Пантелеймонов растерялся, как и на "глагольные", в первый раз в жизни слышит: две Грамматики, и все, что он привык считать за образец, написано школьной или как ему на душу упало: "по Мелетию Смотрицкому".

"Я буду не по Мелетию Смотрицкому!" Он не сказал, но все в нем заиграло – и как он собирал свою рукопись и как прощался.

"Святый Владимир", с чего и пошел Пантелеймонов, письмо "синтетическое": две Грамматики – волной катятся по страницам – живая речь "сказа" и школьная "Мелетия Смотрицкого".

Да и как иначе: при всей переимчивости и таланте надо – большая работа – слить эти две волны.

"Святый Владимир" по своей теме наверняка: у кого не было дяди Володи? Или кто вычеркнет из жизни свои детские годы – чистоту и веру?

"Если бы не так много пили, заметила учительница, "Святаго Владимира" можно было бы и детям читать".

И все страницы других рассказов, где дядя Володя, а с ним вся природа, живут своей детской правдой, безо всякого натужного или простецкого модерна, соблазн между двумя грамматиками.

Дядя Володя – Пантелеймонов. И как было не полюбить Дядю Володю. Так он проходит в моей памяти: Иерусалимский-Стеколыцик-Дядя Володя.

Я уверен, его полюбил бы и М. А. Осоргин – огородник, и М. М. Пришвин – Лесовой Чародей, и Е. В. Дриянский – дремучий охотник.

– – – – –

Сколько раз я читал ему свои рассказы, а он никогда. И какой у него голос, не разговорный инженера, а в чтении?

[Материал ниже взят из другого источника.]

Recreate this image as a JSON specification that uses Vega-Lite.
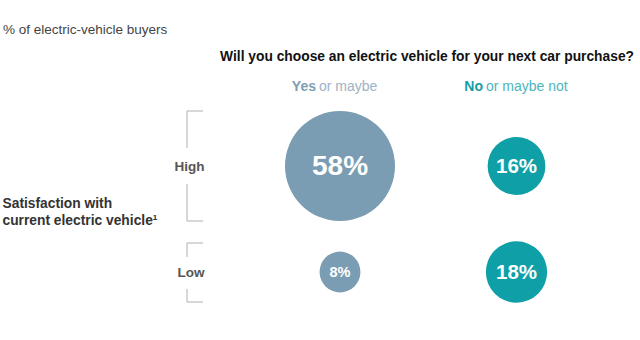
{
  "$schema": "https://vega.github.io/schema/vega-lite/v6.json",
  "width": 640,
  "height": 340,
  "autosize": "none",
  "padding": 0,
  "config": {"view": {"stroke": null}, "font": "Liberation Sans"},
  "data": {"values": [
    {"satisfaction": "High", "answer": "Yes or maybe", "value": 0.58},
    {"satisfaction": "High", "answer": "No or maybe not", "value": 0.16},
    {"satisfaction": "Low", "answer": "Yes or maybe", "value": 0.08},
    {"satisfaction": "Low", "answer": "No or maybe not", "value": 0.18}
  ]},
  "layer": [
    {
      "mark": {"type": "circle", "opacity": 1},
      "encoding": {
        "x": {"field": "answer", "type": "nominal", "axis": null,
              "scale": {"type": "point", "domain": ["Yes or maybe", "No or maybe not"], "range": [340, 516.5], "padding": 0}},
        "y": {"field": "satisfaction", "type": "nominal",
              "scale": {"type": "point", "domain": ["High", "Low"], "range": [166, 272], "padding": 0},
              "axis": {"orient": "left", "offset": -205, "domain": false, "ticks": false, "tickSize": 0, "grid": false,
                       "labelPadding": 1, "labelFontSize": 13.5, "labelFontWeight": "bold", "labelColor": "#555555",
                       "title": ["Satisfaction with", "current electric vehicle¹"],
                       "titleAngle": 0, "titleAlign": "left", "titleBaseline": "alphabetic",
                       "titleX": -203, "titleY": 207, "titleFontSize": 13.8, "titleFontWeight": "bold",
                       "titleColor": "#333333", "titleLineHeight": 17}},
        "size": {"field": "value", "type": "quantitative", "legend": null,
                 "scale": {"type": "linear", "domain": [0, 0.58], "range": [0, 12100]}},
        "color": {"field": "answer", "type": "nominal", "legend": null,
                  "scale": {"domain": ["Yes or maybe", "No or maybe not"], "range": ["#7b9db4", "#0e9fa7"]}}
      }
    },
    {
      "mark": {"type": "text", "fontWeight": "bold", "color": "white", "baseline": "middle", "align": "center", "dy": 1},
      "encoding": {
        "x": {"field": "answer", "type": "nominal"},
        "y": {"field": "satisfaction", "type": "nominal"},
        "text": {"field": "value", "type": "quantitative", "format": ".0%"},
        "size": {"field": "value", "type": "quantitative", "legend": null,
                 "scale": {"type": "threshold", "domain": [0.1, 0.3], "range": [14.5, 20.5, 28]}}
      }
    },
    {
      "data": {"values": [{"satisfaction": "High"}]},
      "mark": {"type": "rule", "color": "#b0b0b0", "strokeWidth": 1, "yOffset": -55, "y2Offset": -18},
      "encoding": {"x": {"value": 187}, "y": {"field": "satisfaction", "type": "nominal"}, "y2": {"field": "satisfaction"}}
    },
    {
      "data": {"values": [{"satisfaction": "High"}]},
      "mark": {"type": "rule", "color": "#b0b0b0", "strokeWidth": 1, "yOffset": 18, "y2Offset": 55},
      "encoding": {"x": {"value": 187}, "y": {"field": "satisfaction", "type": "nominal"}, "y2": {"field": "satisfaction"}}
    },
    {
      "data": {"values": [{"satisfaction": "High"}]},
      "mark": {"type": "rule", "color": "#b0b0b0", "strokeWidth": 1, "yOffset": -55},
      "encoding": {"x": {"value": 187}, "x2": {"value": 203}, "y": {"field": "satisfaction", "type": "nominal"}}
    },
    {
      "data": {"values": [{"satisfaction": "High"}]},
      "mark": {"type": "rule", "color": "#b0b0b0", "strokeWidth": 1, "yOffset": 55},
      "encoding": {"x": {"value": 187}, "x2": {"value": 203}, "y": {"field": "satisfaction", "type": "nominal"}}
    },
    {
      "data": {"values": [{"satisfaction": "Low"}]},
      "mark": {"type": "rule", "color": "#b0b0b0", "strokeWidth": 1, "yOffset": -29, "y2Offset": -15},
      "encoding": {"x": {"value": 187}, "y": {"field": "satisfaction", "type": "nominal"}, "y2": {"field": "satisfaction"}}
    },
    {
      "data": {"values": [{"satisfaction": "Low"}]},
      "mark": {"type": "rule", "color": "#b0b0b0", "strokeWidth": 1, "yOffset": 17, "y2Offset": 30},
      "encoding": {"x": {"value": 187}, "y": {"field": "satisfaction", "type": "nominal"}, "y2": {"field": "satisfaction"}}
    },
    {
      "data": {"values": [{"satisfaction": "Low"}]},
      "mark": {"type": "rule", "color": "#b0b0b0", "strokeWidth": 1, "yOffset": -29},
      "encoding": {"x": {"value": 187}, "x2": {"value": 203}, "y": {"field": "satisfaction", "type": "nominal"}}
    },
    {
      "data": {"values": [{"satisfaction": "Low"}]},
      "mark": {"type": "rule", "color": "#b0b0b0", "strokeWidth": 1, "yOffset": 30},
      "encoding": {"x": {"value": 187}, "x2": {"value": 203}, "y": {"field": "satisfaction", "type": "nominal"}}
    },
    {
      "data": {"values": [{"answer": "Yes or maybe", "part": "Yes"}]},
      "mark": {"type": "text", "align": "right", "baseline": "middle", "fontSize": 14, "fontWeight": "bold", "dx": -24, "color": "#7f9eb5"},
      "encoding": {"x": {"field": "answer", "type": "nominal"}, "y": {"value": 87}, "text": {"field": "part"}}
    },
    {
      "data": {"values": [{"answer": "Yes or maybe", "part": "or maybe"}]},
      "mark": {"type": "text", "align": "left", "baseline": "middle", "fontSize": 14, "dx": -21, "color": "#9cb3c4"},
      "encoding": {"x": {"field": "answer", "type": "nominal"}, "y": {"value": 87}, "text": {"field": "part"}}
    },
    {
      "data": {"values": [{"answer": "No or maybe not", "part": "No"}]},
      "mark": {"type": "text", "align": "right", "baseline": "middle", "fontSize": 14, "fontWeight": "bold", "dx": -33.5, "color": "#139ea7"},
      "encoding": {"x": {"field": "answer", "type": "nominal"}, "y": {"value": 87}, "text": {"field": "part"}}
    },
    {
      "data": {"values": [{"answer": "No or maybe not", "part": "or maybe not"}]},
      "mark": {"type": "text", "align": "left", "baseline": "middle", "fontSize": 14, "dx": -30.5, "color": "#4db5bb"},
      "encoding": {"x": {"field": "answer", "type": "nominal"}, "y": {"value": 87}, "text": {"field": "part"}}
    },
    {
      "data": {"values": [{"t": "Will you choose an electric vehicle for your next car purchase?"}]},
      "mark": {"type": "text", "align": "right", "baseline": "middle", "fontSize": 13.8, "fontWeight": "bold", "color": "#111111"},
      "encoding": {"x": {"value": 634}, "y": {"value": 57}, "text": {"field": "t"}}
    },
    {
      "data": {"values": [{"t": "% of electric-vehicle buyers"}]},
      "mark": {"type": "text", "align": "left", "baseline": "middle", "fontSize": 13.5, "color": "#444444"},
      "encoding": {"x": {"value": 3}, "y": {"value": 30}, "text": {"field": "t"}}
    }
  ]
}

На Благовещение приехали Кодрянские – Наталья Владимировна и Исаак Вениаминович, привезли диктофон. Будем выпускать "птичку" – читаю Пушкина и Туманского: "В чужбине свято соблюдаю родной обычай старины…" и "Вчера я растворил темницу воздушной пленницы моей…"

На "птичке" были и Пантелеймоновы.

И после моего праздничного, но всегда "двух ладов", читала Кодрянская – прозрачный английский рожок, а закончил вечер Пантелеймонов – да у него бас!

"Борис Григорьевич! По вашим глазам вы шли дорогами Пришвина и Дриянского, это ль не честь и богатая доля! Ваши картины природы не потускнеют, их будут хранить – кому дорого русское слово. И теперь, какие леса и какую зарю вы видите не нашими, а этими глазами живого открытого сердца?"